As he witnessed the feeling of insecurity and utter frustration that clouds the human mind he seems to be a wee bit nearer to the understanding the rationale behind the apparently irrational acts of violence which regularly features in the news. The inferiority and superiority complex of the human mind that triggers destruction seemed to greatly agitate his philanthropic soul which wanted to guide the human civilization toward the path of betterment.
In this respect his thoughts seem to mirror that of the Buddha who left His life of idle luxury as He witnessed the sick and the wretched. As He left the palace to live the life of an ascetic He conceived the Middle Path as the village girl Sujata revived His strength by giving Him milk and rice pudding. Following this, his meditation acquired him Enlightenment and He was finally able to preach the cause of suffering and also the way to eliminate it. Curiously, at times, the preaching of the Buddha seems to possess Dr. Shasmal when he starts reciting verses in languages foreign to him.
Dr. Shasmal used to speculate that when sentiments run high, logic seems to lose its grip and judgment becomes remote. It is only then that man loses all the senses of morality and a blind fury possesses him. At this moment he can commit the most heinous crime imaginable. But this doesn’t convince him in the least as he wanted proof and more dangerously wanted to experience the instinct of the killer himself. He doesn’t seem to deter by thinking of the consequence and tries to simulate conditions that may prepare him as a killer. The culmination of this terrible experiment is the climax of the play that will reveal whether Dr. Shasmal ultimately gets the answer to the query that he ceaselessly seeks.

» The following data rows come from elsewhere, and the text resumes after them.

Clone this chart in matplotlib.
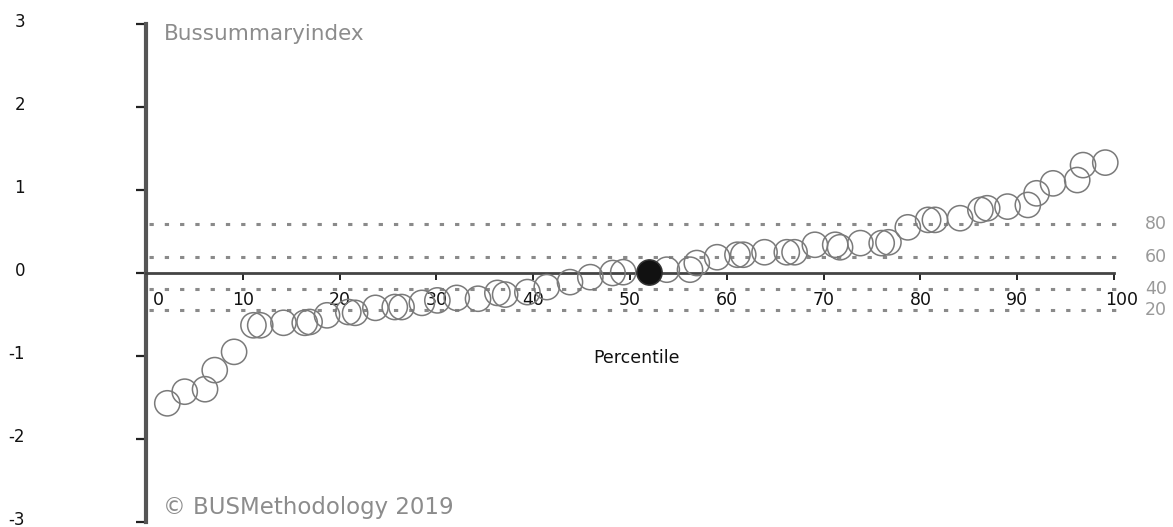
import matplotlib.pyplot as plt
from matplotlib.transforms import offset_copy

# summary index per percentile
percentile = [2.2, 4.0, 6.1, 7.1, 9.1, 11.1, 11.8, 14.2, 16.4, 16.9,
              18.7, 20.9, 21.6, 23.7, 25.7, 26.4, 28.5, 30.1, 32.1, 34.3,
              36.3, 37.1, 39.4, 41.4, 43.8, 45.9, 48.2, 49.3, 53.8, 56.2,
              56.9, 59.0, 61.1, 61.7, 63.9, 66.2, 67.0, 69.1, 71.2, 71.7,
              73.8, 76.0, 76.7, 78.7, 80.8, 81.5, 84.1, 86.2, 86.9, 89.0,
              91.1, 92.0, 93.7, 96.2, 96.8, 99.1]
index = [-1.57, -1.43, -1.40, -1.17, -0.95, -0.63, -0.63, -0.60, -0.60, -0.59,
         -0.51, -0.47, -0.48, -0.42, -0.41, -0.41, -0.36, -0.33, -0.30, -0.31,
         -0.24, -0.26, -0.23, -0.17, -0.11, -0.05, 0.00, 0.01, 0.04, 0.04,
         0.12, 0.19, 0.22, 0.22, 0.25, 0.25, 0.25, 0.34, 0.34, 0.31,
         0.36, 0.36, 0.37, 0.55, 0.64, 0.64, 0.66, 0.76, 0.78, 0.80,
         0.82, 0.96, 1.08, 1.12, 1.30, 1.33]

# highlighted bus
own_percentile = [52.0]
own_index = [0.01]

# reference percentile levels
ref_labels = ['80', '60', '40', '20']
ref_levels = [0.59, 0.19, -0.19, -0.44]

x_ticks = list(range(0, 101, 10))
y_ticks = [-3, -2, -1, 0, 1, 2, 3]

fig = plt.figure(figsize=(11.73, 5.27), dpi=100)
ax = fig.add_axes([146 / 1173, 5 / 527, (1114 - 146) / 1173, 498 / 527])
ax.set_xlim(0, 100)
ax.set_ylim(-3, 3)

for side in ['top', 'right']:
    ax.spines[side].set_visible(False)
ax.spines['left'].set_linewidth(3)
ax.spines['left'].set_color('#555555')
ax.spines['bottom'].set_position(('data', 0))
ax.spines['bottom'].set_linewidth(2)
ax.spines['bottom'].set_color('#444444')

ax.set_yticks(y_ticks)
ax.set_yticklabels([str(v) for v in y_ticks])
ax.tick_params(axis='y', direction='out', length=7, width=1.6, color='#222222',
               pad=80, labelsize=12, labelcolor='#111111')
ax.set_xticks(x_ticks)
ax.set_xticklabels([str(v) for v in x_ticks])
ax.tick_params(axis='x', direction='out', length=5, width=1.4, color='#222222',
               pad=8, labelsize=12.5, labelcolor='#111111')
for lab in ax.get_yticklabels():
    lab.set_transform(offset_copy(lab.get_transform(), fig=fig, y=4, units='dots'))
xlabs = ax.get_xticklabels()
xlabs[0].set_transform(offset_copy(xlabs[0].get_transform(), fig=fig, x=12, units='dots'))
xlabs[-1].set_transform(offset_copy(xlabs[-1].get_transform(), fig=fig, x=8, units='dots'))

# dotted reference lines
for lev in ref_levels:
    ax.plot([0.3, 100.9], [lev, lev], color='#8a8a8a', linewidth=2.2,
            dashes=(1.4, 3.6), clip_on=False, zorder=1)
for lab, lev in zip(ref_labels, ref_levels):
    ax.text(103.2, lev, lab, color='#999999', fontsize=12.5,
            ha='left', va='center', clip_on=False)

ax.scatter(percentile, index, s=330, facecolors='none', edgecolors='#7a7a7a',
           linewidths=1.1, clip_on=False, zorder=3)
ax.scatter(own_percentile, own_index, s=330, facecolors='#111111',
           edgecolors='#333333', linewidths=1.1, clip_on=False, zorder=4)

ax.text(1.8, 2.88, 'Bussummaryindex', color='#8c8c8c', fontsize=15.5,
        ha='left', va='center')
ax.text(1.8, -2.83, '\u00a9 BUSMethodology 2019', color='#8c8c8c',
        fontsize=16.5, ha='left', va='center')
ax.text(50.7, -1.03, 'Percentile', color='#111111', fontsize=12.5,
        ha='center', va='center')

plt.savefig('out.png')
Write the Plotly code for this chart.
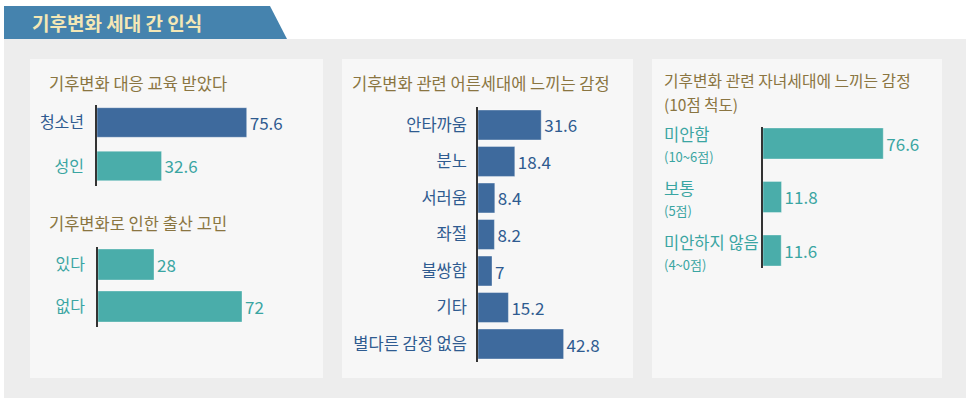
import plotly.graph_objects as go

# ---------------- data ----------------
header_title = "기후변화 세대 간 인식"

p1a_title = "기후변화 대응 교육 받았다"
p1a_cats = ["청소년", "성인"]
p1a_vals = [75.6, 32.6]

p1b_title = "기후변화로 인한 출산 고민"
p1b_cats = ["있다", "없다"]
p1b_vals = [28, 72]

p2_title = "기후변화 관련 어른세대에 느끼는 감정"
p2_cats = ["안타까움", "분노", "서러움", "좌절", "불쌍함", "기타", "별다른 감정 없음"]
p2_vals = [31.6, 18.4, 8.4, 8.2, 7, 15.2, 42.8]

p3_title = "기후변화 관련 자녀세대에 느끼는 감정"
p3_subtitle = "(10점 척도)"
p3_cats = ["미안함", "보통", "미안하지 않음"]
p3_sub = ["(10~6점)", "(5점)", "(4~0점)"]
p3_vals = [76.6, 11.8, 11.6]

# ---------------- styles ----------------
W, H = 970, 405
FONT = "Noto Sans CJK KR"
DARK = "#3e6a9d"
TEAL = "#4aadaa"
DARK_TXT = "#2f5b90"
TEAL_TXT = "#3aa5a2"
TITLE_C = "#8a7541"


def px(x):
    return x / W


def py(y):
    return 1 - y / H


fig = go.Figure()

# background shapes
shapes = [
    dict(type="rect", xref="paper", yref="paper", x0=px(4), x1=px(966), y0=py(398), y1=py(39),
         fillcolor="#ededed", line=dict(width=0), layer="below"),
    dict(type="path", xref="paper", yref="paper",
         path=f"M {px(4)},{py(6)} L {px(270)},{py(6)} L {px(287)},{py(39)} L {px(4)},{py(39)} Z",
         fillcolor="#4583ae", line=dict(width=0), layer="below"),
]
for x0, x1 in [(30, 323), (342, 633), (652, 942)]:
    shapes.append(dict(type="rect", xref="paper", yref="paper", x0=px(x0), x1=px(x1),
                       y0=py(378), y1=py(59), fillcolor="#f7f7f7", line=dict(width=0), layer="below"))


def fmt(v):
    return f"{v:g}"


def add_panel(idx, cats, vals, bar_colors, txt_colors, xdom, xrange, ydom, yrange, width, ticktext=None,
              label_size=16.5, standoff=6):
    sfx = "" if idx == 1 else str(idx)
    fig.add_trace(go.Bar(
        x=vals, y=cats, orientation="h",
        marker=dict(color=bar_colors, line=dict(color="rgba(255,255,255,0.35)", width=1)),
        width=width,
        text=[fmt(v) for v in vals], textposition="outside",
        textfont=dict(family=FONT, size=17, color=txt_colors),
        cliponaxis=False, showlegend=False, hoverinfo="skip",
        xaxis="x" + sfx, yaxis="y" + sfx,
    ))
    fig.layout["xaxis" + sfx] = dict(domain=[px(xdom[0]), px(xdom[1])], range=xrange, visible=False,
                                     anchor="y" + sfx, fixedrange=True)
    yax = dict(domain=[py(ydom[1]), py(ydom[0])], range=yrange, type="category",
               anchor="x" + sfx, showline=True, linecolor="#333333", linewidth=1.5,
               showgrid=False, zeroline=False, ticks="", fixedrange=True,
               tickfont=dict(family=FONT, size=label_size, color=txt_colors[0]))
    if ticktext is None:
        yax["showticklabels"] = False
    else:
        yax["tickvals"] = cats
        yax["ticktext"] = ticktext
        yax["ticklabelstandoff"] = standoff
    fig.layout["yaxis" + sfx] = yax


# panel 1a
add_panel(1, p1a_cats, p1a_vals, [DARK, TEAL], [DARK_TXT, TEAL_TXT],
          (97, 297), [0, 101], (105, 186), [1.46, -0.402], 0.68,
          ticktext=[f"<span style='color:{c}'>{t}</span>" for t, c in zip(p1a_cats, [DARK_TXT, TEAL_TXT])],
          label_size=16, standoff=8)
# panel 1b
add_panel(2, p1b_cats, p1b_vals, [TEAL] * len(p1b_vals), [TEAL_TXT] * len(p1b_vals),
          (98, 298), [0, 100], (247, 327), [1.488, -0.417], 0.74,
          ticktext=p1b_cats, label_size=16, standoff=8)
# panel 2
add_panel(3, p2_cats, p2_vals, [DARK] * len(p2_vals), [DARK_TXT] * len(p2_vals),
          (478, 678), [0, 100], (107, 362), [6.493, -0.493], 0.82,
          ticktext=p2_cats, label_size=16.5, standoff=6)
# panel 3
add_panel(4, p3_cats, p3_vals, [TEAL] * len(p3_vals), [TEAL_TXT] * len(p3_vals),
          (763, 920), [0, 100], (127, 268), [2.327, -0.308], 0.58,
          ticktext=None)

annotations = [
    dict(text=f"<b>{header_title}</b>", x=px(30), y=py(22), xref="paper", yref="paper",
         xanchor="left", yanchor="middle", showarrow=False,
         font=dict(family=FONT, size=19, color="#f4e7b5")),
]
for t, x, y, fs in [(p1a_title, 47, 83, 16.5), (p1b_title, 47, 223, 16.5), (p2_title, 350, 83, 16.5),
                    (p3_title, 662, 81, 15.8), (p3_subtitle, 662, 104, 15.5)]:
    annotations.append(dict(text=t, x=px(x), y=py(y), xref="paper", yref="paper",
                            xanchor="left", yanchor="middle", showarrow=False,
                            font=dict(family=FONT, size=fs, color=TITLE_C)))
for c, s in zip(p3_cats, p3_sub):
    annotations.append(dict(text=f"{c}<br><span style='font-size:13px'>{s}</span>", x=px(662), y=c,
                            xref="paper", yref="y4", xanchor="left", align="left",
                            yanchor="middle", yshift=-1, showarrow=False,
                            font=dict(family=FONT, size=16.5, color=TEAL_TXT)))

fig.update_layout(
    width=W, height=H, margin=dict(l=0, r=0, t=0, b=0),
    paper_bgcolor="white", plot_bgcolor="rgba(0,0,0,0)",
    shapes=shapes, annotations=annotations,
    font=dict(family=FONT), bargap=0.3,
)

fig.write_html("out.html")
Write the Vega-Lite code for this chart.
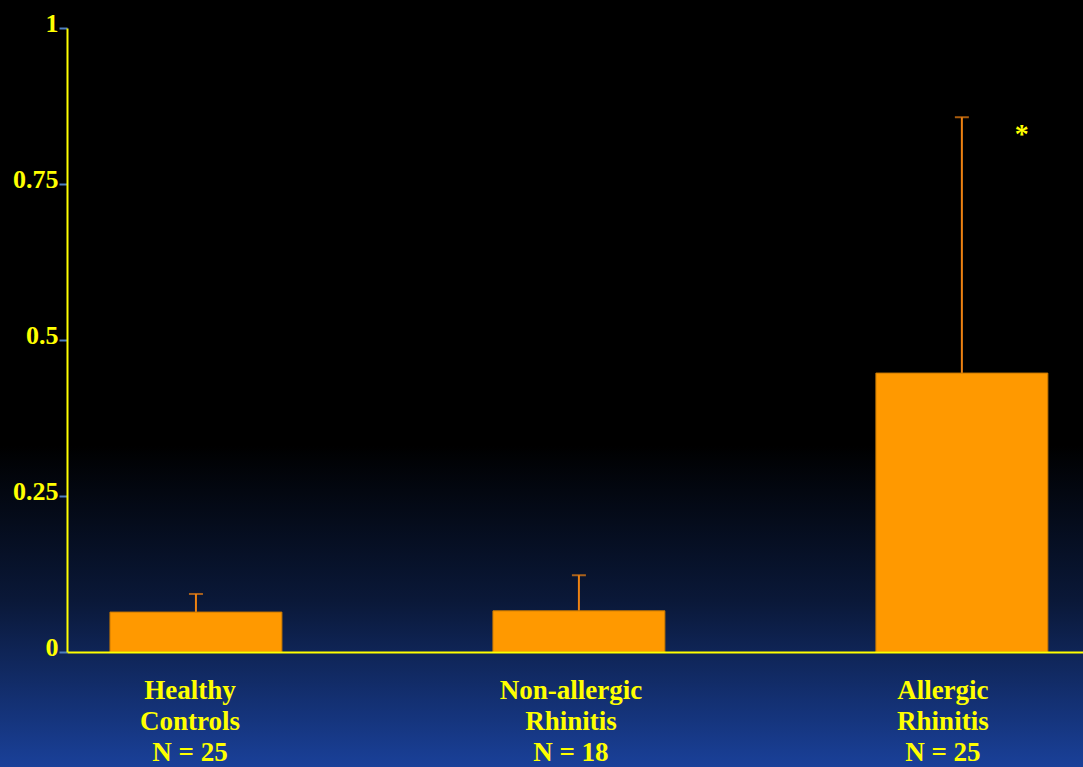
{
  "$schema": "https://vega.github.io/schema/vega-lite/v6.json",
  "width": 1016,
  "height": 624,
  "autosize": "none",
  "padding": {"left": 67, "top": 28, "right": 0, "bottom": 115},
  "background": "#000000",
  "config": {"view": {"stroke": null}},
  "datasets": {
    "groups": [
      {"group": "Healthy|Controls|N = 25", "mean": 0.064, "upper": 0.093, "sig": ""},
      {"group": "Non-allergic|Rhinitis|N = 18", "mean": 0.066, "upper": 0.123, "sig": ""},
      {"group": "Allergic|Rhinitis|N = 25", "mean": 0.447, "upper": 0.857, "sig": "*"}
    ]
  },
  "resolve": {"scale": {"x": "independent", "y": "independent"}},
  "layer": [
    {
      "data": {"values": [{}]},
      "mark": {
        "type": "rect",
        "fill": {
          "gradient": "linear",
          "x1": 0, "y1": 0, "x2": 0, "y2": 1,
          "stops": [
            {"offset": 0, "color": "#000000"},
            {"offset": 0.58, "color": "#000000"},
            {"offset": 0.78, "color": "#0a1838"},
            {"offset": 1, "color": "#1a419b"}
          ]
        }
      },
      "encoding": {
        "x": {"datum": -0.066, "type": "quantitative", "scale": {"domain": [0, 1], "nice": false, "zero": false}, "axis": null},
        "x2": {"datum": 1.0},
        "y": {"datum": -0.19, "type": "quantitative", "scale": {"domain": [0, 1], "nice": false, "zero": false}, "axis": null},
        "y2": {"datum": 1.05}
      }
    },
    {
      "data": {"name": "groups"},
      "encoding": {
        "x": {
          "field": "group",
          "type": "nominal",
          "sort": null,
          "scale": {"paddingInner": 0.551, "paddingOuter": 0.102, "align": 0.55},
          "axis": {
            "title": null,
            "zindex": 2,
            "labelExpr": "split(datum.label, '|')",
            "labelAngle": 0,
            "labelFont": "Liberation Serif",
            "labelFontWeight": "bold",
            "labelFontSize": 27,
            "labelColor": "#FFFF00",
            "labelLineHeight": 31,
            "labelPadding": 25,
            "labelBaseline": "top",
            "labelOffset": {"expr": "datum.value == 'Allergic|Rhinitis|N = 25' ? -19 : (datum.value == 'Healthy|Controls|N = 25' ? -6 : -8)"},
            "ticks": false,
            "domainColor": "#FFFF00",
            "domainWidth": 2
          }
        },
        "y": {
          "type": "quantitative",
          "scale": {"domain": [0, 1], "nice": false},
          "axis": {
            "title": null,
            "zindex": 2,
            "values": [0, 0.25, 0.5, 0.75, 1],
            "labelExpr": "datum.value == 0 ? '0' : format(datum.value, '.2~f')",
            "grid": false,
            "labelFont": "Liberation Serif",
            "labelFontWeight": "bold",
            "labelFontSize": 26,
            "labelColor": "#FFFF00",
            "labelPadding": 1,
            "labelOffset": -5,
            "tickSize": 8,
            "tickColor": "#4f7fbf",
            "tickWidth": 2,
            "domainColor": "#FFFF00",
            "domainWidth": 2
          }
        }
      },
      "layer": [
        {
          "mark": {"type": "rule", "color": "#ee8212", "strokeWidth": 2},
          "encoding": {"y": {"field": "mean"}, "y2": {"field": "upper"}}
        },
        {
          "mark": {"type": "tick", "color": "#ee8212", "thickness": 2, "size": 14, "orient": "horizontal"},
          "encoding": {"y": {"field": "upper"}}
        },
        {
          "mark": {"type": "bar", "color": "#FF9900", "stroke": "#c87800", "strokeWidth": 1},
          "encoding": {"y": {"field": "mean"}}
        },
        {
          "mark": {"type": "text", "color": "#FFFF00", "font": "Liberation Serif", "fontWeight": "bold", "fontSize": 28, "dx": 60, "dy": 18},
          "encoding": {"y": {"field": "upper"}, "text": {"field": "sig"}}
        }
      ]
    }
  ]
}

The concept of the play penned by Ujjal Mukhopadhyay is no doubt original and the entire presentation is guided by Dwijen Bandyopadhyay’s elegant direction that drives home the underlying message without a trace of doubt. His own performance as the eccentric but philanthropic doctor deserves applause as do his sudden transition to the wiser soul preaching the sermons of the Buddha. The next best point of the presentation was the set by Soumik–Piyali and light by Badal Das that is dexterously designed with a representative view of the anatomy of the brain that diffuses in the background but remains all along reminding its presence in each and every action of the human being. Dishari Chakrabarty’s background score is perfect in its timings and harmonies which configures the ambience for each scene in its truest form. The supporting cast of ‘Sanstab’ also notably complements the concept of ‘Manaschakshu’ and should be praised for their sincere efforts to reveal the inner eye that seems to be shut off barring the concept of judgement from the entire mankind.